WHAT TO WORK ON: Copy exactly, and only, the lines below from the first through the one containing "(offtop) at (271,-35);", both included; pictures are omitted.

DATA:
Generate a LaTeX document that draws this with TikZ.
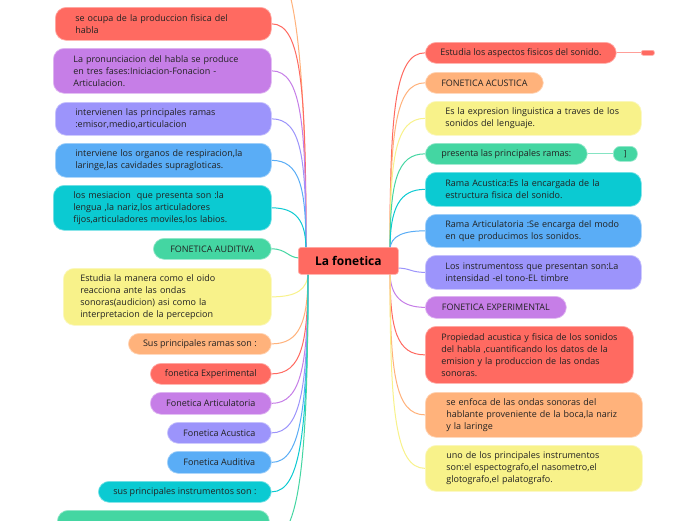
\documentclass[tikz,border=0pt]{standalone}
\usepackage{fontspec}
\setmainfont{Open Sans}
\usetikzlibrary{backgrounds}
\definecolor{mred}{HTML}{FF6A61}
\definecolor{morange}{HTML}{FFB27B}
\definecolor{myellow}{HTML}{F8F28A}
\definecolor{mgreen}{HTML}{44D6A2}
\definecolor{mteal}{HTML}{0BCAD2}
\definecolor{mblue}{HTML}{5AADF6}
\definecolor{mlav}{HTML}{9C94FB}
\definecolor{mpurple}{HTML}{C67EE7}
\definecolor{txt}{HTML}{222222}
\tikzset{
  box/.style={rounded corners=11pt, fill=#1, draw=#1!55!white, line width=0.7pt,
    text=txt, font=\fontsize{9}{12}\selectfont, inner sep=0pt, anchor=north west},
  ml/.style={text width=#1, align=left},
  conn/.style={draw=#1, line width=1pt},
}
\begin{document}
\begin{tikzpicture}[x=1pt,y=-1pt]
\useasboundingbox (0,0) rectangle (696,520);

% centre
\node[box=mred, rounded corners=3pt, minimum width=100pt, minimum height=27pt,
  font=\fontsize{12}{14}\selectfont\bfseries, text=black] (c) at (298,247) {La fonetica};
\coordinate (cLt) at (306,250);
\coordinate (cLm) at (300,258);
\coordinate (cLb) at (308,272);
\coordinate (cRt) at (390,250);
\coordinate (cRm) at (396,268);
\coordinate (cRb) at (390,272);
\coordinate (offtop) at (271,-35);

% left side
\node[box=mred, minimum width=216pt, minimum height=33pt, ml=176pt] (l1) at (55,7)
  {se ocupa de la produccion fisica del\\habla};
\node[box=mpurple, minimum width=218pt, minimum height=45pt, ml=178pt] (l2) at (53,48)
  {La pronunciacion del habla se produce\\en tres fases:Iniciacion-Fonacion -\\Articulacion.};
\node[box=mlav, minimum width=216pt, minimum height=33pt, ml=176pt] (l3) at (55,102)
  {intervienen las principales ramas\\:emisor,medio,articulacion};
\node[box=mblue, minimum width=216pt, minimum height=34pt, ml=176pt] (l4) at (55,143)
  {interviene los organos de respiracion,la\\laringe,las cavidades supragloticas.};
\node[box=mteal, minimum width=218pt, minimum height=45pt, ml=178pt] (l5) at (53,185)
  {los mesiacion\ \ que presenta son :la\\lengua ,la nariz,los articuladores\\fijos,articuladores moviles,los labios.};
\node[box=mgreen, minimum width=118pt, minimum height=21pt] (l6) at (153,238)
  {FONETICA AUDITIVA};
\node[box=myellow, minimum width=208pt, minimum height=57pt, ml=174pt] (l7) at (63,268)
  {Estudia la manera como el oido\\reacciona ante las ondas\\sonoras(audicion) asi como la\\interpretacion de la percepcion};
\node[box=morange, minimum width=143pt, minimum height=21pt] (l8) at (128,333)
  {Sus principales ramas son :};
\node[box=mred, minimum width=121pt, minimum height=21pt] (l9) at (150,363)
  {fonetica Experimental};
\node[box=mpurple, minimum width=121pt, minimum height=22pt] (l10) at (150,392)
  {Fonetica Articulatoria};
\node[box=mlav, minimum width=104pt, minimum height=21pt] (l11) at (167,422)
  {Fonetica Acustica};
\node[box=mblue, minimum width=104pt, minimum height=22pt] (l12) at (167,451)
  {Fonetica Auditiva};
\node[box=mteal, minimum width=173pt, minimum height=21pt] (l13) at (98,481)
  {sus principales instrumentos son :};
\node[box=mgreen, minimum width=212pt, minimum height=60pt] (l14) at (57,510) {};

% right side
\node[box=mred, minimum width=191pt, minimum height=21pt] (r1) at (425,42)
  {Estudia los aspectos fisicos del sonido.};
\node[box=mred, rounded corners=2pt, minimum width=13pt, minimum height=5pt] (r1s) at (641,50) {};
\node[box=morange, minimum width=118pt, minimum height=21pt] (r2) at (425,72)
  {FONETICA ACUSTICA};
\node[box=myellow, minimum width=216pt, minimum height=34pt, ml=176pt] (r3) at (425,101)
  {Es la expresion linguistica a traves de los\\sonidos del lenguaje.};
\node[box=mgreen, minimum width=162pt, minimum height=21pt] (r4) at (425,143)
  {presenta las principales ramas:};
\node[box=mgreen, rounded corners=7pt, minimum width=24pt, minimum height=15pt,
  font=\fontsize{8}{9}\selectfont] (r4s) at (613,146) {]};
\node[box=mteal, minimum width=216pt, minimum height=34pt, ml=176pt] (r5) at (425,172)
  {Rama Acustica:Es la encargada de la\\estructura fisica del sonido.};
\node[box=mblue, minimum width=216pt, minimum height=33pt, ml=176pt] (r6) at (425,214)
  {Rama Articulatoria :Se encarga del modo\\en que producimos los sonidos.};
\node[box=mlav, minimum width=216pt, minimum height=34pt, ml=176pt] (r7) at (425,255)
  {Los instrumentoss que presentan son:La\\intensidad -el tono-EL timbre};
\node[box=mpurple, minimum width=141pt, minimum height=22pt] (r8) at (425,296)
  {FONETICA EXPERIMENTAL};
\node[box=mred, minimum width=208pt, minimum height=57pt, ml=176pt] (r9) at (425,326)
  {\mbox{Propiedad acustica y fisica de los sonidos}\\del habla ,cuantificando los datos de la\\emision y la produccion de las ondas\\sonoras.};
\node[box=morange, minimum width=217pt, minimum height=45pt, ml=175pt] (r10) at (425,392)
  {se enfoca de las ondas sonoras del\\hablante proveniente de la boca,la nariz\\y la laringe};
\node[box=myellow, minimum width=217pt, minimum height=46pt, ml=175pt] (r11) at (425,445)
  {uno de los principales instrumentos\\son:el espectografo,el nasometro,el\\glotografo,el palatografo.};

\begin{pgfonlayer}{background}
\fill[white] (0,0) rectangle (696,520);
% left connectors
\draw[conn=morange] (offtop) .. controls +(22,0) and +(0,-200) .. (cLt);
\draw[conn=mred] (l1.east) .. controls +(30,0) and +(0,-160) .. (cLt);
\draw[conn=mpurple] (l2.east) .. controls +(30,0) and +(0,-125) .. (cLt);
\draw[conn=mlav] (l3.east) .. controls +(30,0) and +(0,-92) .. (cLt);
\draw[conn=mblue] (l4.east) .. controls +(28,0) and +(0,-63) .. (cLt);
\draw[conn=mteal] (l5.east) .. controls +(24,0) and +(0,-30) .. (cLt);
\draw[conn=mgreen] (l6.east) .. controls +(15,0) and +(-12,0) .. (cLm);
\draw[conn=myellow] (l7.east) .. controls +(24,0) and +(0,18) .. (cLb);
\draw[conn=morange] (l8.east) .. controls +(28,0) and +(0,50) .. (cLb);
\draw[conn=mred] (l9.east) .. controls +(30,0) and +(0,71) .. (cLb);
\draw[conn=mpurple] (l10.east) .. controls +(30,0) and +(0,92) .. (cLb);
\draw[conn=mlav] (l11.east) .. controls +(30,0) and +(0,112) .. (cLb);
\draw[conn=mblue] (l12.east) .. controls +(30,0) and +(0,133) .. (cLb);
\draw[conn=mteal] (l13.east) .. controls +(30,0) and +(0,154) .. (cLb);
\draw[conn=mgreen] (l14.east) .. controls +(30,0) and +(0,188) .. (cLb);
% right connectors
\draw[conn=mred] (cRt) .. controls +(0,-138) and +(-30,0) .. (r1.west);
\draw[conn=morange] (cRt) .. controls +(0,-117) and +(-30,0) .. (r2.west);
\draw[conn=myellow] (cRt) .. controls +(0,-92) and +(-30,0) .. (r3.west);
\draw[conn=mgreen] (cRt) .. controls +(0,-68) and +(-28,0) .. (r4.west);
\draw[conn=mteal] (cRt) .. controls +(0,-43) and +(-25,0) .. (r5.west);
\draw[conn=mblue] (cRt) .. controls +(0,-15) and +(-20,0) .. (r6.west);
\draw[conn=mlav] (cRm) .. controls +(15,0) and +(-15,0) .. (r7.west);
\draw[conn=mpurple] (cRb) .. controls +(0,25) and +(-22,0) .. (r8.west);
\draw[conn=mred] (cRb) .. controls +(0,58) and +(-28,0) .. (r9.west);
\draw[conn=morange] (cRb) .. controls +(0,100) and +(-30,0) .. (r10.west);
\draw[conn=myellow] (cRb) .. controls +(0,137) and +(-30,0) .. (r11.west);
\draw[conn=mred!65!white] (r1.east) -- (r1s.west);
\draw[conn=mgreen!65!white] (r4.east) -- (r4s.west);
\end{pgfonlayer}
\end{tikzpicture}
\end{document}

EXERCISE ANSWER:
Generate a LaTeX document that draws this with TikZ.
\documentclass[tikz,border=0pt]{standalone}
\usepackage{fontspec}
\setmainfont{Open Sans}
\usetikzlibrary{backgrounds}
\definecolor{mred}{HTML}{FF6A61}
\definecolor{morange}{HTML}{FFB27B}
\definecolor{myellow}{HTML}{F8F28A}
\definecolor{mgreen}{HTML}{44D6A2}
\definecolor{mteal}{HTML}{0BCAD2}
\definecolor{mblue}{HTML}{5AADF6}
\definecolor{mlav}{HTML}{9C94FB}
\definecolor{mpurple}{HTML}{C67EE7}
\definecolor{txt}{HTML}{222222}
\tikzset{
  box/.style={rounded corners=11pt, fill=#1, draw=#1!55!white, line width=0.7pt,
    text=txt, font=\fontsize{9}{12}\selectfont, inner sep=0pt, anchor=north west},
  ml/.style={text width=#1, align=left},
  conn/.style={draw=#1, line width=1pt},
}
\begin{document}
\begin{tikzpicture}[x=1pt,y=-1pt]
\useasboundingbox (0,0) rectangle (696,520);

% centre
\node[box=mred, rounded corners=3pt, minimum width=100pt, minimum height=27pt,
  font=\fontsize{12}{14}\selectfont\bfseries, text=black] (c) at (298,247) {La fonetica};
\coordinate (cLt) at (306,250);
\coordinate (cLm) at (300,258);
\coordinate (cLb) at (308,272);
\coordinate (cRt) at (390,250);
\coordinate (cRm) at (396,268);
\coordinate (cRb) at (390,272);
\coordinate (offtop) at (271,-35);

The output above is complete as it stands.